Vladimiros Papangelakis (ChemE) answered that question by treating water as a chemical.
“You have to do something to preserve, recover and reuse,” said Papangelakis, who is also the director of the Institute for Water Innovation. “To the same extent, you do similar things for all other expensive chemicals in any chemical process.
“The design is always in a way that you don’t waste your expensive chemicals.”
His forward osmosis-freeze concentration (FO-FC) hybrid process integrates the use of a spontaneous osmotic membrane step with natural freezing and simple chemicals, such as common salt, to separate and recover water from contaminated industrial effluents.

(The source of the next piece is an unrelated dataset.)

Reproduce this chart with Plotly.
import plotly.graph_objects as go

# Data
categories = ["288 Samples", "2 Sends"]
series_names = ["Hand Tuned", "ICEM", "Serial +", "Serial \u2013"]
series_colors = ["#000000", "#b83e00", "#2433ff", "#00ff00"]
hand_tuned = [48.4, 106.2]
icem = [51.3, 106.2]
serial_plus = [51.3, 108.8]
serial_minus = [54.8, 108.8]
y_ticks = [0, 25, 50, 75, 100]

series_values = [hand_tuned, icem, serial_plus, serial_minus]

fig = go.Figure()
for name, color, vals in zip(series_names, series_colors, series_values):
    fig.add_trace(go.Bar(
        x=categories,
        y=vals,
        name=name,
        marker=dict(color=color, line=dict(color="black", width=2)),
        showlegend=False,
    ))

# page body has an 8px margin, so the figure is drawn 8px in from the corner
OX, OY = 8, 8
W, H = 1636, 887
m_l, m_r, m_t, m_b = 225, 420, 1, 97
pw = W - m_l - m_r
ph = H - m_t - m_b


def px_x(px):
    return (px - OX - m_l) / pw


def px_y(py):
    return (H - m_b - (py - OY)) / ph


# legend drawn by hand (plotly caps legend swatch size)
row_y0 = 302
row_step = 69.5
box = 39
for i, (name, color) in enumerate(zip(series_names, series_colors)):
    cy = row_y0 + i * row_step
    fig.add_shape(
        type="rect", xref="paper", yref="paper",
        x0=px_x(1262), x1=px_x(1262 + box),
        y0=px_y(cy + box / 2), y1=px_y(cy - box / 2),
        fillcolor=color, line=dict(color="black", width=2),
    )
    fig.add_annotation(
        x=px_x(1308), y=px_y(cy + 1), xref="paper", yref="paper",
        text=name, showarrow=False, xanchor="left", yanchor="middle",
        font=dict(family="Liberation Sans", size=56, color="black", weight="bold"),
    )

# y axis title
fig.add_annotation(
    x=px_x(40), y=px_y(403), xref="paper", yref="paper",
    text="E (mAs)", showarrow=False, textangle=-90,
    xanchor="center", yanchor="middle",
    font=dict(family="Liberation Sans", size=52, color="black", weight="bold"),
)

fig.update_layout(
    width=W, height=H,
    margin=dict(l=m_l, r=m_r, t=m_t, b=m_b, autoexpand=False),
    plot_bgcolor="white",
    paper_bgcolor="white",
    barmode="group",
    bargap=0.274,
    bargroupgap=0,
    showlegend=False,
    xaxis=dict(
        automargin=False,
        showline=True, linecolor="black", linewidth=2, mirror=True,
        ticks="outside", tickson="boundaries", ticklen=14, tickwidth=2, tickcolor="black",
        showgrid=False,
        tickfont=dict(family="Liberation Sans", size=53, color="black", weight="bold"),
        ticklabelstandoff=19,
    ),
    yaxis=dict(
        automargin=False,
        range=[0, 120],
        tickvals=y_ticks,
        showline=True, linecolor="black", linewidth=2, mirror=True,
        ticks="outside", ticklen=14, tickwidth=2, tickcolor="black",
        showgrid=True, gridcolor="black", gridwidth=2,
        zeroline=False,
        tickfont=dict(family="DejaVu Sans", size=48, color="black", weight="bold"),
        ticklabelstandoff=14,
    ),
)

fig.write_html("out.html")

The water will likely not be drinkable after the process, he said, but it will be quite acceptable to be reused for industrial projects, which means the chemical plan won’t need to draw as much fresh water for its operations.

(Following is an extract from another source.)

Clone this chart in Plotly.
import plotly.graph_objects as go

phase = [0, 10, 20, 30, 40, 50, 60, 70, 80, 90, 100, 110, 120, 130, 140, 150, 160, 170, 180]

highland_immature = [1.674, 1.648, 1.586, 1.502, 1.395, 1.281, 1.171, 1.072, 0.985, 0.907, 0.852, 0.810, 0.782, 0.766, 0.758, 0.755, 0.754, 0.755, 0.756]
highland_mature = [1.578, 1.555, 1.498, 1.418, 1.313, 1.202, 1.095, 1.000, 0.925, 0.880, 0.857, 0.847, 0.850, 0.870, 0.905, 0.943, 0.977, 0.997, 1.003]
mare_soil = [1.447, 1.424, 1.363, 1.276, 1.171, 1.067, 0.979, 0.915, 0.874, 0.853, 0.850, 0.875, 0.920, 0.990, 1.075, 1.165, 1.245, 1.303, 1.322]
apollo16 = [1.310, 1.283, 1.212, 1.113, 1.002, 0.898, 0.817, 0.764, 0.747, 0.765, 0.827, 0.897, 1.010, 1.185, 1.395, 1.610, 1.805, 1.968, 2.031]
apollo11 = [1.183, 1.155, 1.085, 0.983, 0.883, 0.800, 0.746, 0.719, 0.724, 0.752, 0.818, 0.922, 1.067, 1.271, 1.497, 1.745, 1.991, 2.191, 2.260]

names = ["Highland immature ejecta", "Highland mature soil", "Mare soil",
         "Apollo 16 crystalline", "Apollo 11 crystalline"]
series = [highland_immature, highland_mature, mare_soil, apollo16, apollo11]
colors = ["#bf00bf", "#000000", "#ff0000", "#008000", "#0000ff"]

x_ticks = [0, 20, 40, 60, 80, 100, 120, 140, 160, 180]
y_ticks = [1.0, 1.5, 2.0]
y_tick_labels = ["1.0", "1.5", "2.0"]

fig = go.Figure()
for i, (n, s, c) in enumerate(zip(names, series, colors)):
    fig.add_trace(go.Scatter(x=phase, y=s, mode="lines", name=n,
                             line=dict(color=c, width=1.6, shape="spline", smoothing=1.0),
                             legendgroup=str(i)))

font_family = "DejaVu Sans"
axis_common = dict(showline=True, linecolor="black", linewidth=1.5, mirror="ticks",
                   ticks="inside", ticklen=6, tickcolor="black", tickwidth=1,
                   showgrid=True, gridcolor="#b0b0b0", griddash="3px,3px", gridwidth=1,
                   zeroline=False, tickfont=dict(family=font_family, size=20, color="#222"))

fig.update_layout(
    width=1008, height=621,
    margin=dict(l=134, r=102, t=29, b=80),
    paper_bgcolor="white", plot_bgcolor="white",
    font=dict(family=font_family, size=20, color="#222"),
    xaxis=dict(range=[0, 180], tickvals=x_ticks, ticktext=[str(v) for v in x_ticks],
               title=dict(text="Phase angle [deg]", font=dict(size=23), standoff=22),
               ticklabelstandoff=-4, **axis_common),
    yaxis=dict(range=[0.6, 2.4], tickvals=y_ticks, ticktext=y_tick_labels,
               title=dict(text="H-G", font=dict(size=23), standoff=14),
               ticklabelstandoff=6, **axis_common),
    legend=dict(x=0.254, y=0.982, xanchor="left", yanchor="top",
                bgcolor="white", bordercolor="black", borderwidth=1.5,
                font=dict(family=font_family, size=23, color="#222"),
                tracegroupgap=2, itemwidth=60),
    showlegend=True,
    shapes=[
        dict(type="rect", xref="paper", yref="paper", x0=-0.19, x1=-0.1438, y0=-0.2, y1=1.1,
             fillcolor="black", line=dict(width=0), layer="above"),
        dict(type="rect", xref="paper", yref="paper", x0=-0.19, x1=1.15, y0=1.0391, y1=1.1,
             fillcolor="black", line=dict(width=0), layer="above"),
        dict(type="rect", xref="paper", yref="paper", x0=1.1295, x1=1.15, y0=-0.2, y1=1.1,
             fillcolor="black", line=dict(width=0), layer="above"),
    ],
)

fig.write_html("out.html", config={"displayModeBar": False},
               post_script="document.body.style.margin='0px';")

Forward osmosis is a process that has been refined and tested for about 10 years, using salt solutions like ammonium carbonate that decompose to gases and separate from the solution with modest heating.

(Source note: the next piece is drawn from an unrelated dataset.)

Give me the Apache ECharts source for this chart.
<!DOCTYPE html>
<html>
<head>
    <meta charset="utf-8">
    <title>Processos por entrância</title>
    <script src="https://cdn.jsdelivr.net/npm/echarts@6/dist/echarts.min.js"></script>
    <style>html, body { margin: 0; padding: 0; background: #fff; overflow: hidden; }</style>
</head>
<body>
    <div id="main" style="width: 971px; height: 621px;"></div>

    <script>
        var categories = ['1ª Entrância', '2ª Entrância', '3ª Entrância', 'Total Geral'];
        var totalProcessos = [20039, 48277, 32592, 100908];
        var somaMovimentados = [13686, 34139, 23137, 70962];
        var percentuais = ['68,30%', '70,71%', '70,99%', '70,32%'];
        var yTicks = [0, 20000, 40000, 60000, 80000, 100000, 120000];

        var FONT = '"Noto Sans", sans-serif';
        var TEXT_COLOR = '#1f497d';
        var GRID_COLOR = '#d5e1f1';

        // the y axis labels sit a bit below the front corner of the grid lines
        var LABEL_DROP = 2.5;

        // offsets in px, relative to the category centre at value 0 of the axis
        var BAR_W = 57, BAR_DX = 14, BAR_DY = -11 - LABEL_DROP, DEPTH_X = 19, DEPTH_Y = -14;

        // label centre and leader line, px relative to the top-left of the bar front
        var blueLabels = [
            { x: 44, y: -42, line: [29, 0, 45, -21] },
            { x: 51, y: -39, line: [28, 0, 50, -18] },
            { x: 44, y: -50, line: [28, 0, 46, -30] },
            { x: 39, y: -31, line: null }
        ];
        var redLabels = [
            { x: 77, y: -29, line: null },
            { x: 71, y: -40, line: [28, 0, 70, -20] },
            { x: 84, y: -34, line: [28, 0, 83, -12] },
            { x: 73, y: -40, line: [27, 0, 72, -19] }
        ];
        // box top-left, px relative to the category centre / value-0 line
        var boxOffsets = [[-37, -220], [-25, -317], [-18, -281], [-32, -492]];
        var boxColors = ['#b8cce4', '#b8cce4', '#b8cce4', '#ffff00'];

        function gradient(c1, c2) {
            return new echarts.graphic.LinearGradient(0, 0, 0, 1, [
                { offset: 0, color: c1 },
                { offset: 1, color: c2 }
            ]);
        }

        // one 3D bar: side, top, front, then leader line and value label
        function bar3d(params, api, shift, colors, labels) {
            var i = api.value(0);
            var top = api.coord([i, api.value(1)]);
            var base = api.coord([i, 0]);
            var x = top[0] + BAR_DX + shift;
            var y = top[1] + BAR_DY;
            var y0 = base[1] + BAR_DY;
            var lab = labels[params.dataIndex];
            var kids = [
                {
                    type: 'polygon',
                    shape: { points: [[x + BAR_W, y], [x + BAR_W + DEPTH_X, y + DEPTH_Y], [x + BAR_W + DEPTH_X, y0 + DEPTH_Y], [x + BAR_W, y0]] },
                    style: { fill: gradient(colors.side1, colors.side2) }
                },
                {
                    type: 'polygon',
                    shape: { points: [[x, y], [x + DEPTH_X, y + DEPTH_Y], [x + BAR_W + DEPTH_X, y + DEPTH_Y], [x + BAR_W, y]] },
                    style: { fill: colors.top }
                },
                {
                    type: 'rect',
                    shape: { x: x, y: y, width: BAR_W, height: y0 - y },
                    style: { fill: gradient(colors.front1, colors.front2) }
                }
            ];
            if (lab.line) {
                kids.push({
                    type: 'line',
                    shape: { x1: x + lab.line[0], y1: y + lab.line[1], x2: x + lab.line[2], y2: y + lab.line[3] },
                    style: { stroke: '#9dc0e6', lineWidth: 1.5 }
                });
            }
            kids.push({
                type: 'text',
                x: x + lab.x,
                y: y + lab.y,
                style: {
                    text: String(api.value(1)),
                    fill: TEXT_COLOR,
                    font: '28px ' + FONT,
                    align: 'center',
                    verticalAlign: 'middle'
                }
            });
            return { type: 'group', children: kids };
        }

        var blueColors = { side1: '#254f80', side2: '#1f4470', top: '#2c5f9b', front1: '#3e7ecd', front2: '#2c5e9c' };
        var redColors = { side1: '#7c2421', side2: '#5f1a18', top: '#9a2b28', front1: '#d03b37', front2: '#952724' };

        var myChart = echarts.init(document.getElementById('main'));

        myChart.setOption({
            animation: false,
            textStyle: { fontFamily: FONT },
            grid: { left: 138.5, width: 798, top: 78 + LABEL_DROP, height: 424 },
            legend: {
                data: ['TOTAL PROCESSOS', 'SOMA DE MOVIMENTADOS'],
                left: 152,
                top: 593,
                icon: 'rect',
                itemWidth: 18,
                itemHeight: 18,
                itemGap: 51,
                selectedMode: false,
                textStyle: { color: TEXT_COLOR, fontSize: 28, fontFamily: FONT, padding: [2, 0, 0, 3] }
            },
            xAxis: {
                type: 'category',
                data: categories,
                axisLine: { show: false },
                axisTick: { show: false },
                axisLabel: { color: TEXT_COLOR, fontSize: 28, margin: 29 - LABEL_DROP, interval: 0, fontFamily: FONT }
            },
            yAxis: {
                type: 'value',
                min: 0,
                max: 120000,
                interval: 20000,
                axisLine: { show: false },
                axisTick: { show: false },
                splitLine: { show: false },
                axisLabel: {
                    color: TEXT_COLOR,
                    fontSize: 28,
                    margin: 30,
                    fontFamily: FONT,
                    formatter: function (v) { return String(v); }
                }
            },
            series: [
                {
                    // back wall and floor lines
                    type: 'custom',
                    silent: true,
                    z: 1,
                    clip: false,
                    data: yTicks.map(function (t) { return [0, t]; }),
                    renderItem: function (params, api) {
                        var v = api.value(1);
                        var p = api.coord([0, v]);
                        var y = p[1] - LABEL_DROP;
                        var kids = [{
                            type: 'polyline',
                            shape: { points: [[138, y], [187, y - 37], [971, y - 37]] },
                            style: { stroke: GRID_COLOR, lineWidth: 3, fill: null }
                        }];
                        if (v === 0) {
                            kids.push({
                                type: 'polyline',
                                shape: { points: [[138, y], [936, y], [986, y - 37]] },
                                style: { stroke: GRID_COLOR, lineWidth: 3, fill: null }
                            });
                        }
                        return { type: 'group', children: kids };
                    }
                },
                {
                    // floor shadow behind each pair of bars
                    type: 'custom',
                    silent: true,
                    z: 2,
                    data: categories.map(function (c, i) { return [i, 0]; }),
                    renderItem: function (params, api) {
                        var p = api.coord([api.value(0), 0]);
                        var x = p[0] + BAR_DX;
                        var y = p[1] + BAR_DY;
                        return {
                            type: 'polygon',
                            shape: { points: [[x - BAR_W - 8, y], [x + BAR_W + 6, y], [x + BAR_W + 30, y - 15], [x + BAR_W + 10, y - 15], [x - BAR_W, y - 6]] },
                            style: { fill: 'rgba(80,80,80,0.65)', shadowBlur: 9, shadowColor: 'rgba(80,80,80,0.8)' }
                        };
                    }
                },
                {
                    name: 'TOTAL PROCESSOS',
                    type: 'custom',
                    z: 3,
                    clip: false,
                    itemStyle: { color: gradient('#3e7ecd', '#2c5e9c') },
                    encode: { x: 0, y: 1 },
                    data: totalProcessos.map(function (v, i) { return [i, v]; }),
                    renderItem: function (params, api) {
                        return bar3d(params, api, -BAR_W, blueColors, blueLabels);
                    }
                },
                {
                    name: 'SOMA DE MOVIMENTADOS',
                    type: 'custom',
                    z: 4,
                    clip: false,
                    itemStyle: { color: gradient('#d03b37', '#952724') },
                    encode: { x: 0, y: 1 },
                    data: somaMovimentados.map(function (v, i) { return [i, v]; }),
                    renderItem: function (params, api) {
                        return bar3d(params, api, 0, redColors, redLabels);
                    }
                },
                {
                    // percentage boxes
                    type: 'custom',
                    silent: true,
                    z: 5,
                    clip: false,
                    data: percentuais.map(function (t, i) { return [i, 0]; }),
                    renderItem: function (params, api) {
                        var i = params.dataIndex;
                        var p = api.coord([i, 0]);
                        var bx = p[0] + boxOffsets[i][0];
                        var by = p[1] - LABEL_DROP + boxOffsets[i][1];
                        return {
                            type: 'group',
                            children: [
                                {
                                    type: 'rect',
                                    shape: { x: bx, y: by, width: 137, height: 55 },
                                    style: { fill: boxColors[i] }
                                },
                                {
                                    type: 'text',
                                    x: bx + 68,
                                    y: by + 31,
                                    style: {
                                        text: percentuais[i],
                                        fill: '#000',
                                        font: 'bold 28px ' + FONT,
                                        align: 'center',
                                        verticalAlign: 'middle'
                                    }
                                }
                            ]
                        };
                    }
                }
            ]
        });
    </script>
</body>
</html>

Papangelakis and his research team were working with a new FO chemical invented by the Queen’s University department of chemistry. At the same time, his team was building a freezer unit simulating the effect of freezing on a Canadian lake in the north in order to produce ice to clean dirty water – when a eureka moment struck.
“The eureka moment was when we tried to combine these two things,” he explained. Instead of using a smelly, organic salt, “we found out that we could use any salt, if we combined the two processes and still be able to pull water through the membrane with minimum overall energy cost.”
In the end, the ice becomes the cleaner water that is recycled for industrial use.
“My shift (in thinking) is to the medium itself, treating water as a chemical rather than as something that is abundant and there in infinite amounts.”
Papangelakis said he believes FO-FC could have local applications in Canada taking advantage of the cold in winter, with the mining, food and oilsands industries. With the Connaught Innovation Award, his research team can begin to build an integrated prototype to demonstrate to industrial partners.
“When you compete with the entire university powerhouse – of brains and ideas – the fact that your idea is being recognized as the winning ones is a satisfying thing.”